* [What is being asked] Copy exactly the lines from the beginning of the data down to and including the line holding "(0,0) rectangle (682,620);", without any pictures.

* [Entries shown]
^^^^

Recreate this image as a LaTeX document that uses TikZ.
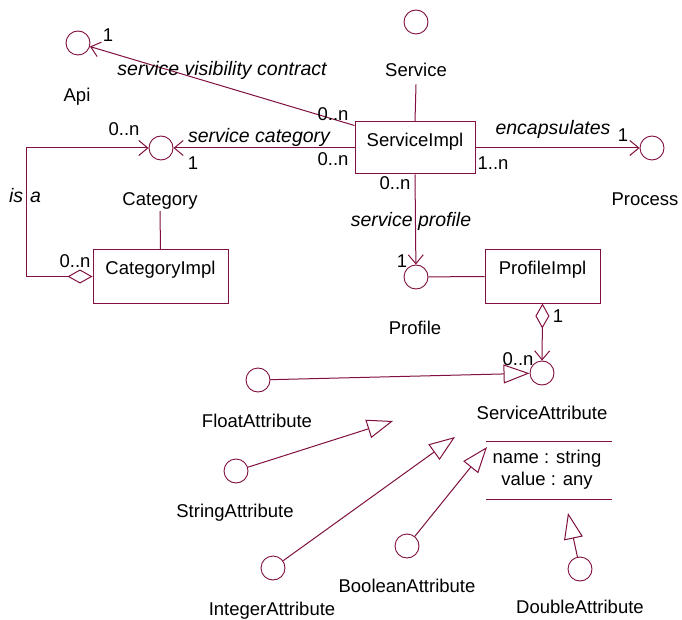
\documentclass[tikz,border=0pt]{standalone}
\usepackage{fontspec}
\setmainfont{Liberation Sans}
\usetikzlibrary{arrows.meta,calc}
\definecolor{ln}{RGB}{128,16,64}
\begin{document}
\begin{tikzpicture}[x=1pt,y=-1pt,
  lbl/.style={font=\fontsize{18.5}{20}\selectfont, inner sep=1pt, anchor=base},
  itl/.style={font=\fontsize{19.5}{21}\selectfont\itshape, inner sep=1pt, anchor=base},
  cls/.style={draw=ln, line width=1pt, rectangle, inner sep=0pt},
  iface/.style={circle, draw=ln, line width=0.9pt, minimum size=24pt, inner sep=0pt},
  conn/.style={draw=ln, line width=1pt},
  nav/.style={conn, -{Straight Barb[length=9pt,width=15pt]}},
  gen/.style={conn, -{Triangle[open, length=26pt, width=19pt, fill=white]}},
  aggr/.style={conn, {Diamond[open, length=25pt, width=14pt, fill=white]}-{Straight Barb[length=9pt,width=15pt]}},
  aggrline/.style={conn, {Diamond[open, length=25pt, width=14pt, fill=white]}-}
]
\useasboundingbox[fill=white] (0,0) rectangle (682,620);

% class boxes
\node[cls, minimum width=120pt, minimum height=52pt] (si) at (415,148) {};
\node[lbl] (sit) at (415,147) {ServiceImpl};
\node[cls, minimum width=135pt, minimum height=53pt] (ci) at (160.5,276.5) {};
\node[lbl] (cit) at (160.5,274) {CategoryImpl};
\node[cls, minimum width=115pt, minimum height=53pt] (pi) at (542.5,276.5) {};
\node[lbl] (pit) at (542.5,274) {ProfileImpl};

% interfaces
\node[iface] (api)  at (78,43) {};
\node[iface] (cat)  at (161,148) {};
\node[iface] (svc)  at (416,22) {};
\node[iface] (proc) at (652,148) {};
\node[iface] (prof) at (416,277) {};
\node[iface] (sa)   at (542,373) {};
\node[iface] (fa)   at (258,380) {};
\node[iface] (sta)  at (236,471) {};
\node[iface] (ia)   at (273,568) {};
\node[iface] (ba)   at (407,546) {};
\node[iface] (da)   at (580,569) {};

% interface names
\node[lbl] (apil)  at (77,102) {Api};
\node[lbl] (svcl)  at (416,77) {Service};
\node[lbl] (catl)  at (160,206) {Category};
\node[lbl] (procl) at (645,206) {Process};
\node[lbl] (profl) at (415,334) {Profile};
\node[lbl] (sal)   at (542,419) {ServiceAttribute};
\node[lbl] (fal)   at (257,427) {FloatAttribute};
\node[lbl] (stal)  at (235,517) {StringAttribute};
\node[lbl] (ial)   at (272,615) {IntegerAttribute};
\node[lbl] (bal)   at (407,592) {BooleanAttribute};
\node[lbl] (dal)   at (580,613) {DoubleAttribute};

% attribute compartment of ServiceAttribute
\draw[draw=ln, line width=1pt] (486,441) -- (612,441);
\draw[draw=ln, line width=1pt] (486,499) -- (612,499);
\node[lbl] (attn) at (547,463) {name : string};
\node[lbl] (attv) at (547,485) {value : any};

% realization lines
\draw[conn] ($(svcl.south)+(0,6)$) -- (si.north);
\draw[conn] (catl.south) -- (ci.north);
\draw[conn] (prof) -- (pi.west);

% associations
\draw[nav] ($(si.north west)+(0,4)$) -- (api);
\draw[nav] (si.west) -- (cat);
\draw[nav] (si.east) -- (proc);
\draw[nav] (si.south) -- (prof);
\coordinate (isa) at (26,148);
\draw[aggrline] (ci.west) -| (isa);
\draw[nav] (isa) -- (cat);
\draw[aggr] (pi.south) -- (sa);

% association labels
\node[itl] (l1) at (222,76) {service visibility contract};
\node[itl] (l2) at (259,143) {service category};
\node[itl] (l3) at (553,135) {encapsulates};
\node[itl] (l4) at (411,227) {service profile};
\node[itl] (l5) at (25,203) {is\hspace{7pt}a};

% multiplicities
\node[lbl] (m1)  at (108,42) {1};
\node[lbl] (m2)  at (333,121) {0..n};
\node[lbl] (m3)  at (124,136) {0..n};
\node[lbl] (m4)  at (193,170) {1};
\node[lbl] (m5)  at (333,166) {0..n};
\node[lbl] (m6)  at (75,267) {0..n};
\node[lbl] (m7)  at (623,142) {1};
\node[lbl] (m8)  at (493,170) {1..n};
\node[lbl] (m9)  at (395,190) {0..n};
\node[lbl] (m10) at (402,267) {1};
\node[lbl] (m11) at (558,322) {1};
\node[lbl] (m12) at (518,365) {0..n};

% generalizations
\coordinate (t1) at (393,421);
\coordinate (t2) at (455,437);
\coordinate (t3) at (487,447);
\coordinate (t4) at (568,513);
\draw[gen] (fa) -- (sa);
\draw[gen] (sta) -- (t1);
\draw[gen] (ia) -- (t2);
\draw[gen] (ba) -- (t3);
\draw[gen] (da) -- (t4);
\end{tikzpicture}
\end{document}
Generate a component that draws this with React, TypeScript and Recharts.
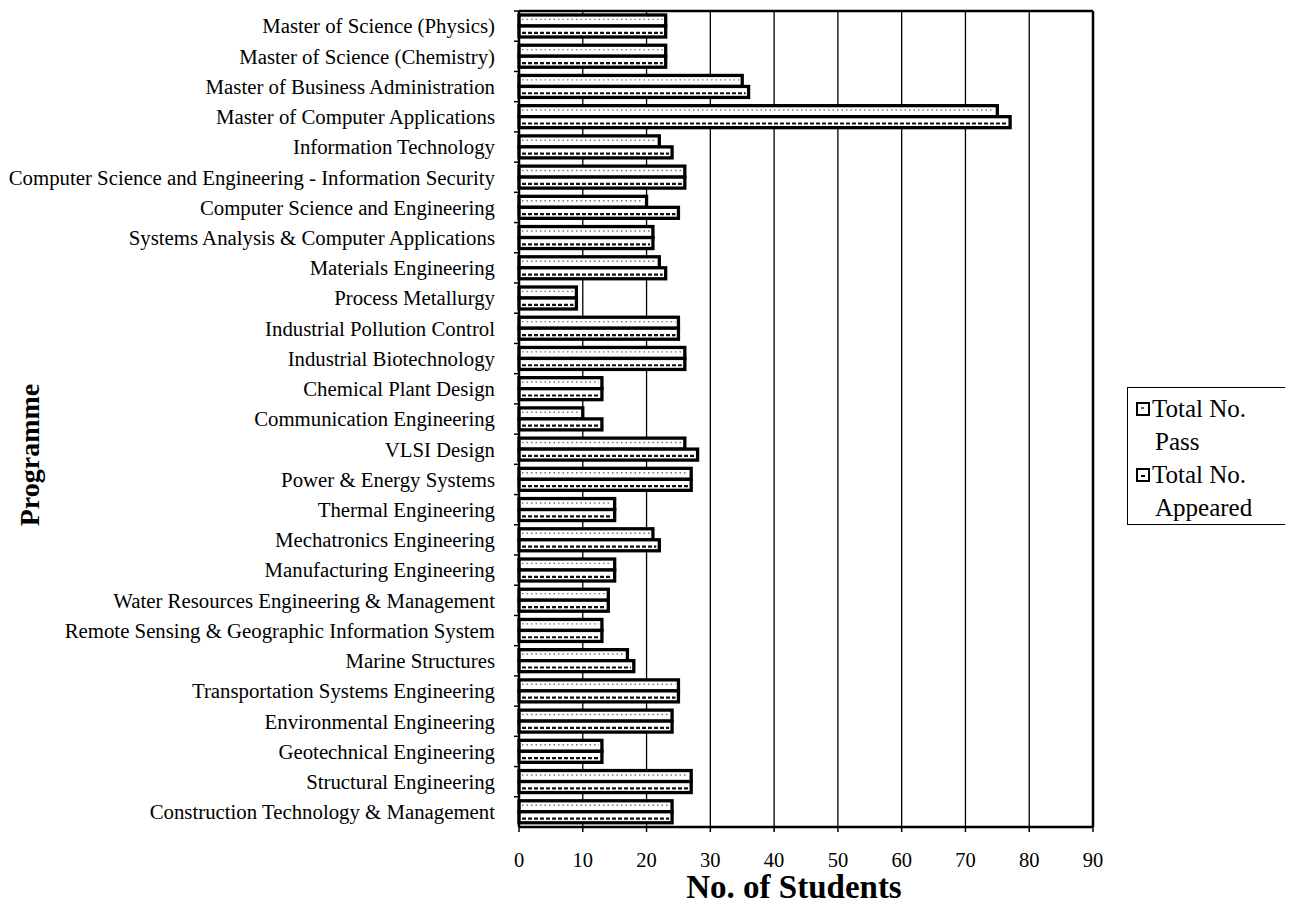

^^^^

* [Problem solution]
Recreate this image as a LaTeX document that uses TikZ.
\documentclass[tikz,border=0pt]{standalone}
\usepackage{fontspec}
\setmainfont{Liberation Sans}
\usetikzlibrary{arrows.meta,calc}
\definecolor{ln}{RGB}{128,16,64}
\begin{document}
\begin{tikzpicture}[x=1pt,y=-1pt,
  lbl/.style={font=\fontsize{18.5}{20}\selectfont, inner sep=1pt, anchor=base},
  itl/.style={font=\fontsize{19.5}{21}\selectfont\itshape, inner sep=1pt, anchor=base},
  cls/.style={draw=ln, line width=1pt, rectangle, inner sep=0pt},
  iface/.style={circle, draw=ln, line width=0.9pt, minimum size=24pt, inner sep=0pt},
  conn/.style={draw=ln, line width=1pt},
  nav/.style={conn, -{Straight Barb[length=9pt,width=15pt]}},
  gen/.style={conn, -{Triangle[open, length=26pt, width=19pt, fill=white]}},
  aggr/.style={conn, {Diamond[open, length=25pt, width=14pt, fill=white]}-{Straight Barb[length=9pt,width=15pt]}},
  aggrline/.style={conn, {Diamond[open, length=25pt, width=14pt, fill=white]}-}
]
\useasboundingbox[fill=white] (0,0) rectangle (682,620);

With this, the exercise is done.